Scotland’s communities are shaped around people, with walking or cycling the most popular choice for shorter everyday journeys
Transport Scotland’s active travel work delivers against a breadth of strategic objectives, and these are captured in the Active Travel Framework to 2030, the overarching vision of which is that ‘Scotland’s communities are shaped around people, with walking or cycling the most popular choice for shorter everyday journeys’.
Connecting directly to the NPF indicator and the NTS Outcomes, the primary (but not only) outcome of the Active Travel Framework is to ‘Increase the number of people choosing walking, cycling and wheeling in Scotland’, and the primary (but not only) indicator of that outcome is the same NPF measure: ‘Proportion of short everyday journeys by walking and cycling’.
The agreed definition for this indicator is journeys under two miles for walking, and under five miles for cycling. This is measured at the national level by the Scottish Household Survey, with the results released annually in the Official Statistics publication ‘Transport and Travel in Scotland’ (TATIS). It is this primary indicator and this primary measure that underpins the People & Place programme’s ‘target behaviour’ of ‘The public choosing active travel over private car for short, everyday journeys’ outlined in Annex A - A ‘Behaviour Change’ approach.
A transport indicator ‘first among equals’
It is important to recognise the ‘journeys by active travel’ indicator as being the ‘first among equals’ of the People & Place programme’s outcomes, furnishing it with its coherent policy goal and actionable theory of change. As a national policy goal that Scotland’s transport agency has been made accountable for and entrusted to deliver against, the anchoring status of this transport-based indicator is appropriate in terms of transparency and governance.
A whole system approach
However, being merely one indicator ‘among equals’ is key, with the full range of Active Travel Framework indicators capturing a more complete set of transport factors. A failure to holistically plan and account for the programme’s full range of health, social, and environmental outcomes beyond transport would seriously curtail the breadth of cross-sectoral interventions and partnerships required to address the problem, and seriously underreport the return on investment that the programme delivers.

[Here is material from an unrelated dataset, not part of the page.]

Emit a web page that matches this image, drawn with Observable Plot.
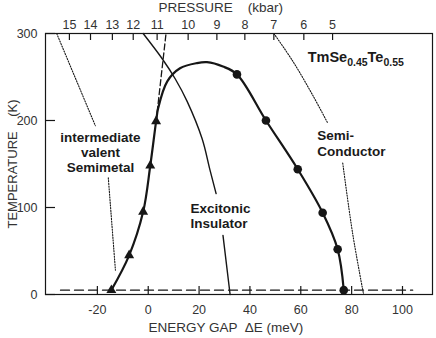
<!DOCTYPE html>
<html>
<head>
<meta charset="utf-8">
<script src="https://cdn.jsdelivr.net/npm/d3@7"></script>
<script src="https://cdn.jsdelivr.net/npm/@observablehq/plot@0.6"></script>
<style>
  html, body { margin: 0; padding: 0; background: #fff; }
  #chart svg { display: block; }
</style>
</head>
<body>
<div id="chart"></div>
<script>
// ---- data ----
// energy-gap axis (bottom) ticks
const gapTicks = [-20, 0, 20, 40, 60, 80, 100];
// temperature axis ticks
const tempTicks = [0, 100, 200, 300];
// pressure axis (top): labels and their position on the energy-gap scale
const pressureLabels = ["15", "14", "13", "12", "11", "10", "9", "8", "7", "6", "5"];
const pressureAtGap = [-31, -22.7, -14.1, -5.9, 3.5, 15.7, 27, 38, 49.4, 61.2, 72.5];

// measured points: triangles (semimetal side) and circles (semiconductor side)
const triangleGap = [-14.5, -7.5, -2, 0.8, 3.1];
const triangleTemp = [5, 45, 95, 148, 199];
const circleGap = [34.9, 46.3, 58.8, 68.6, 74.5, 76.9];
const circleTemp = [253, 200, 144, 94, 52, 5];

// excitonic-insulator dome (thick solid curve), through the points
const domeGap = [-14.5, -7.5, -2, 0.8, 3.1, 3.9, 7.5, 12.5, 19.2, 23.1, 29.4, 34.9, 46.3, 58.8, 68.6, 74.5, 76.9];
const domeTemp = [5, 45, 95, 148, 199, 214, 245, 260, 266, 267, 262, 253, 200, 144, 94, 52, 5];

// thin solid boundary (broken behind the "Excitonic Insulator" label)
const thinGap = [-2, 5.5, 10.6, 15.3, 21.2, 24.3, 26.7, 29.4, 32.2];
const thinTemp = [300, 271, 248, 222, 179, 143, 116, 68, 0];
const thinPart = [1, 1, 1, 1, 1, 1, 1, 2, 2];

// steep dashed extension above the triangles
const steepGap = [3.1, 7];
const steepTemp = [199, 300];

// dotted boundaries (broken behind labels)
const leftDotGap = [-36, -20.8, -15.7, -12.9];
const leftDotTemp = [300, 194, 134, 28];
const leftDotPart = [1, 1, 2, 2];
const rightDotGap = [49.4, 56.9, 64.7, 70.6, 76.5, 80.4, 84.7];
const rightDotTemp = [300, 268, 229, 197, 151, 70, 0];
const rightDotPart = [1, 1, 1, 1, 2, 2, 2];

// horizontal dashed line at low temperature
const baseGap = [-34.5, 104];
const baseTemp = [5, 5];

// region labels
const centredLabel = "intermediate\nvalent\nSemimetal";
const centredGap = -18.8, centredTemp = 164;
const leftLabels = ["Excitonic\nInsulator", "Semi-\nConductor"];
const leftLabelGap = [16.6, 66.5];
const leftLabelTemp = [91, 174];
const compound = "TmSe0.45Te0.55";
const compoundGap = 62.7;
const compoundTemp = 273;

// axis titles
const xTitle = "ENERGY GAP  \u0394E (meV)";
const topTitle = "PRESSURE    (kbar)";
const yTitle = "TEMPERATURE    (K)";

// ---- build tables ----
const pts = (xs, ys, parts) => xs.map((x, i) => ({x, y: ys[i], part: parts ? parts[i] : 1}));
const triangles = pts(triangleGap, triangleTemp);
const circles = pts(circleGap, circleTemp);
const dome = pts(domeGap, domeTemp);
const thin = pts(thinGap, thinTemp, thinPart);
const steep = pts(steepGap, steepTemp);
const leftDot = pts(leftDotGap, leftDotTemp, leftDotPart);
const rightDot = pts(rightDotGap, rightDotTemp, rightDotPart);
const base = pts(baseGap, baseTemp);
const leftLab = leftLabels.map((t, i) => ({t, x: leftLabelGap[i], y: leftLabelTemp[i]}));
const pressureMap = new Map(pressureAtGap.map((e, i) => [e, pressureLabels[i]]));

const ink = "#161616";
const grey = "#333";
const font = "'Liberation Sans', Arial, Helvetica, sans-serif";
const W = 436, H = 338, mL = 45, mR = 4, mT = 33, mB = 44;
const frameW = W - mL - mR, frameH = H - mT - mB;

const chart = Plot.plot({
  width: W,
  height: H,
  marginLeft: mL,
  marginRight: mR,
  marginTop: mT,
  marginBottom: mB,
  x: {domain: [-40.4, 111.8]},
  y: {domain: [0, 300]},
  style: {fontFamily: font, fontSize: "12px", color: grey, background: "#fff"},
  marks: [
    // tick labels
    Plot.axisX({anchor: "bottom", ticks: gapTicks, tickFormat: d => String(d), tickSize: 0, tickPadding: 11, label: null, fill: grey, fontSize: 12.5}),
    Plot.axisX({anchor: "top", ticks: pressureAtGap, tickFormat: d => pressureMap.get(d), tickSize: 0, tickPadding: 5, label: null, fill: grey, fontSize: 12.5}),
    Plot.axisY({anchor: "left", ticks: tempTicks, tickFormat: d => String(d), tickSize: 0, tickPadding: 8, label: null, fill: grey, fontSize: 12.5}),
    // inward tick marks
    Plot.ruleX(gapTicks, {x: d => d, insetTop: frameH - 8, stroke: ink, strokeWidth: 1.2}),
    Plot.ruleX(pressureAtGap, {x: d => d, insetBottom: frameH - 7, stroke: ink, strokeWidth: 1.2}),
    Plot.ruleY(tempTicks, {y: d => d, insetRight: frameW - 10, stroke: ink, strokeWidth: 1.2}),
    // axis titles
    Plot.text([topTitle], {frameAnchor: "top-left", dx: 113, dy: -26, textAnchor: "start", lineAnchor: "middle", fontSize: 13.5, fill: grey}),
    Plot.text([xTitle], {frameAnchor: "bottom-left", dx: 103, dy: 33, textAnchor: "start", lineAnchor: "middle", fontSize: 13.5, fill: grey}),
    Plot.text([yTitle], {frameAnchor: "left", dx: -33, rotate: -90, textAnchor: "middle", lineAnchor: "middle", fontSize: 13, fill: grey}),
    // boundaries
    Plot.line(base, {x: "x", y: "y", stroke: ink, strokeWidth: 1.3, strokeDasharray: "9,5"}),
    Plot.line(leftDot, {x: "x", y: "y", z: "part", stroke: ink, strokeWidth: 1.1, strokeDasharray: "1.2,1.5", curve: "catmull-rom"}),
    Plot.line(rightDot, {x: "x", y: "y", z: "part", stroke: ink, strokeWidth: 1.1, strokeDasharray: "1.2,1.5", curve: "catmull-rom"}),
    Plot.line(steep, {x: "x", y: "y", stroke: ink, strokeWidth: 1.3, strokeDasharray: "6,3"}),
    Plot.line(thin, {x: "x", y: "y", z: "part", stroke: ink, strokeWidth: 1.4, curve: "catmull-rom"}),
    Plot.line(dome, {x: "x", y: "y", stroke: ink, strokeWidth: 2.2, curve: "catmull-rom"}),
    // measured points
    Plot.dot(triangles, {x: "x", y: "y", symbol: "triangle", r: 3.7, fill: ink, stroke: "none"}),
    Plot.dot(circles, {x: "x", y: "y", symbol: "circle", r: 4.3, fill: ink, stroke: "none"}),
    // region labels
    Plot.text([centredLabel], {x: () => centredGap, y: () => centredTemp, text: d => d, textAnchor: "middle", fontSize: 13.5, fontWeight: "bold", fill: "#1a1a1a", lineHeight: 1.12}),
    Plot.text(leftLab, {x: "x", y: "y", text: "t", textAnchor: "start", fontSize: 13.5, fontWeight: "bold", fill: "#1a1a1a", lineHeight: 1.12}),
    Plot.text([compound], {x: () => compoundGap, y: () => compoundTemp, text: d => d, textAnchor: "start", fontSize: 14.5, fontWeight: "bold", fill: "#1a1a1a"}),
    Plot.frame({stroke: ink, strokeWidth: 1.2})
  ]
});

// subscripts in the compound formula
d3.select(chart).selectAll("text").each(function () {
  if (this.textContent === compound) {
    const t = d3.select(this);
    t.text(null);
    const parts = [["TmSe", 0, 14.5], ["0.45", 4, 10.5], ["Te", -4, 14.5], ["0.55", 4, 10.5]];
    parts.forEach(([s, dy, fs]) => {
      t.append("tspan").attr("dy", dy).attr("font-size", fs).text(s);
    });
  }
});

document.getElementById("chart").appendChild(chart);
</script>
</body>
</html>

The feedback from RTPs and delivery partners on the Monitoring & Evaluation (M&E) framework established in Year 1 has strongly emphasised this, with all parties recognising the foundational role of transport, but wishing to build upon it, and warning of the pitfalls of narrow perspectives on the problem, its solutions, and their outcomes. Tactran, for example, are taking forward work to explore methods based on Social Return on Investment:
further analyses were also suggested by the Tactran board. […] An analysis based on the Social Return on Investment (SROI) is being developed to allow for a more detailed assessment at Tactran level. […] Fundamentally the SROI assessment will focus on the most important sources of value to be defined by stakeholders. This allowing the further step of capturing social, economic, and environmental as well as financial value.

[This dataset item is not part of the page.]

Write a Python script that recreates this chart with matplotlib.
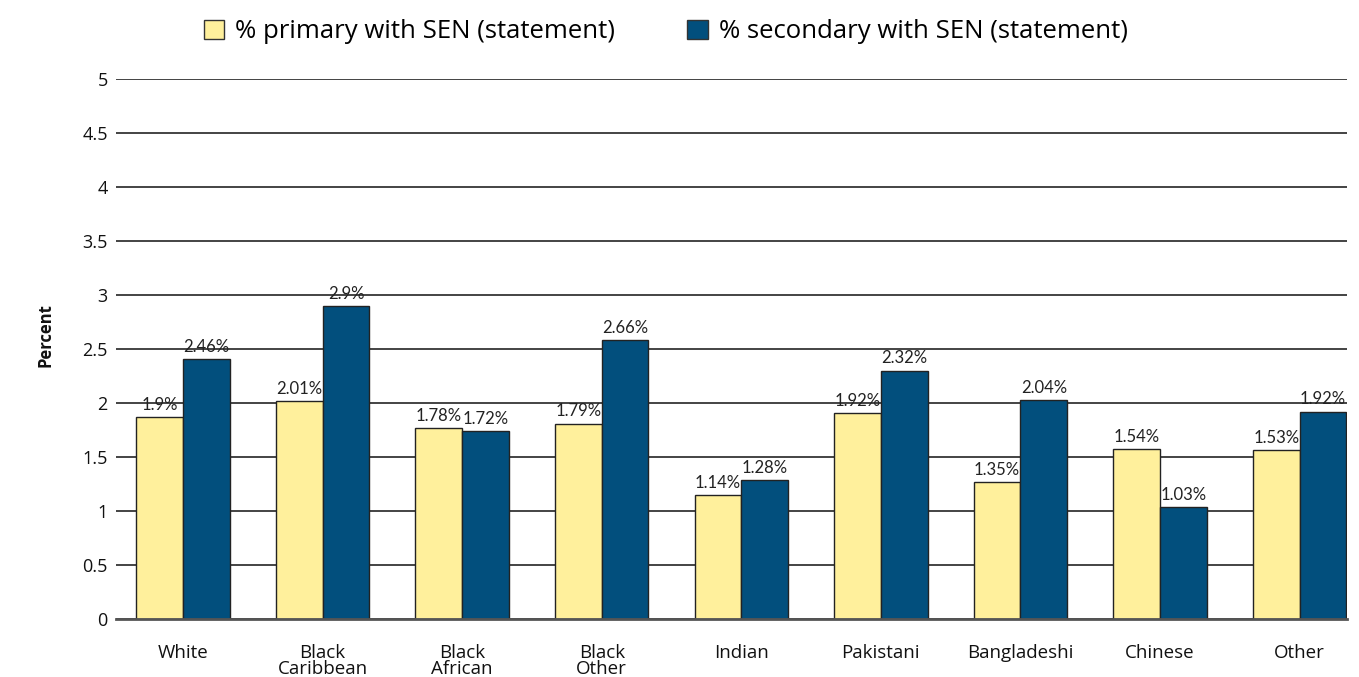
import matplotlib
matplotlib.use("Agg")
import matplotlib.pyplot as plt
import numpy as np
from matplotlib.patches import Patch

categories = ["White", "Black\nCaribbean", "Black\nAfrican", "Black\nOther", "Indian",
              "Pakistani", "Bangladeshi", "Chinese", "Other"]
primary = [1.87, 2.02, 1.77, 1.81, 1.15, 1.91, 1.27, 1.57, 1.565]
secondary = [2.41, 2.90, 1.74, 2.58, 1.29, 2.30, 2.03, 1.04, 1.92]
primary_labels = ["1.9%", "2.01%", "1.78%", "1.79%", "1.14%", "1.92%", "1.35%", "1.54%", "1.53%"]
secondary_labels = ["2.46%", "2.9%", "1.72%", "2.66%", "1.28%", "2.32%", "2.04%", "1.03%", "1.92%"]
yticks = [0, 0.5, 1, 1.5, 2, 2.5, 3, 3.5, 4, 4.5, 5]
ytick_labels = ["0", "0.5", "1", "1.5", "2", "2.5", "3", "3.5", "4", "4.5", "5"]

YELLOW = "#FFF09C"
NAVY = "#024F7D"

plt.rcParams['font.family'] = ['Open Sans', 'DejaVu Sans']

fig = plt.figure(figsize=(13.59, 6.77), dpi=100)
ax = fig.add_axes([116/1359, 1-619/677, (1347-116)/1359, (619-79)/677])

x = np.arange(len(categories))
w = 0.335
ax.bar(x - w/2, primary, w, color=YELLOW, edgecolor="#222222", linewidth=1.0, zorder=3)
ax.bar(x + w/2, secondary, w, color=NAVY, edgecolor="#222222", linewidth=1.0, zorder=3)

lab_font = dict(fontsize=12, color="#222222", family=['Lato', 'DejaVu Sans'], zorder=4)
for xi, v, lab in zip(x - w/2, primary, primary_labels):
    ax.annotate(lab, (xi, v), xytext=(0, 3), textcoords="offset points", ha="center",
                va="bottom", **lab_font)
for xi, v, lab in zip(x + w/2, secondary, secondary_labels):
    ax.annotate(lab, (xi, v), xytext=(0, 3), textcoords="offset points", ha="center",
                va="bottom", **lab_font)

ax.set_ylim(0, 5)
ax.set_xlim(-0.48, 8.34)
ax.set_yticks(yticks)
ax.set_yticklabels(ytick_labels, fontsize=13, color="#111111")
ax.set_xticks(x)
ax.set_xticklabels(categories, fontsize=13.5, color="#111111", linespacing=0.85)
ax.tick_params(axis="both", length=0)
ax.tick_params(axis="x", pad=18)
ax.tick_params(axis="y", pad=6)
ax.yaxis.grid(True, color="#111111", linewidth=1.1, zorder=0)
for s in ["top", "right", "left"]:
    ax.spines[s].set_visible(False)
ax.spines["bottom"].set_color("#555555")
ax.spines["bottom"].set_linewidth(2)
ax.spines["bottom"].set_zorder(5)

fig.text(45/1359, 1-335/677, "Percent", rotation=90, ha="center", va="center",
         fontsize=12, fontweight="bold", color="#111111")

handles = [Patch(facecolor=YELLOW, edgecolor="#333333", label="% primary with SEN (statement)"),
           Patch(facecolor=NAVY, edgecolor="#333333", label="% secondary with SEN (statement)")]
fig.legend(handles=handles, loc="center", bbox_to_anchor=(0.49, 1-32/677), ncol=2,
           frameon=False, fontsize=18.5, handlelength=0.8, handleheight=0.8,
           columnspacing=2.8, handletextpad=0.43)

fig.savefig("out.png", dpi=100)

Tactran evaluation report.
SEStran’s report also contains recommendations around collecting metrics on wider benefits and assessing value for money:
The Delivery Plan acknowledges the benefits to climate and public health but does not explicitly include wider impact indicators for health or carbon emissions within its core Monitoring & Evaluation framework. […] Recommendation: Consider piloting these indicators in a few projects before scaling region wide. Use a dashboard to track and visualise these metrics.” “Recommendation: Align approach to VfM to the Magenta Book, to go beyond current guidance from Transport Scotland and its People & Place M&E reporting requirements, to conduct a full VfM assessment.
SEStran evaluation report.
The M&E Framework in Year 1 (2024-25)
The devolution of the commissioning of all specific interventions to the regional and local level provided an opportunity for Transport Scotland to take a step back and develop a new national-level monitoring and evaluation framework that aimed to provide:
- A picture of programme outcomes nationally (impact evaluation) and;
- Insights that could inform continuous improvement of the programme nationally (process evaluation).
Prior to the People & Place programme, each delivery partner reported outcomes to Transport Scotland on its own terms, or within its own framework, and while this has definite advantages, as the active and sustainable travel budget increased, and with it the scale and breadth of interventions, it became more challenging to set out the overall picture and rationale for what was being achieved where, and how, and why, across all of the supported projects.
To help address this, in the short development window available to stand up the People & Place programme, Transport Scotland laid the foundation for a new monitoring and evaluation framework, working with evaluation leads from key third sector delivery partners and analytical leads within the agency.
The outcome of this work was a standardised set of pre and post intervention survey questions that would apply to all interventions and relate directly to the outcomes in the Active Travel Framework.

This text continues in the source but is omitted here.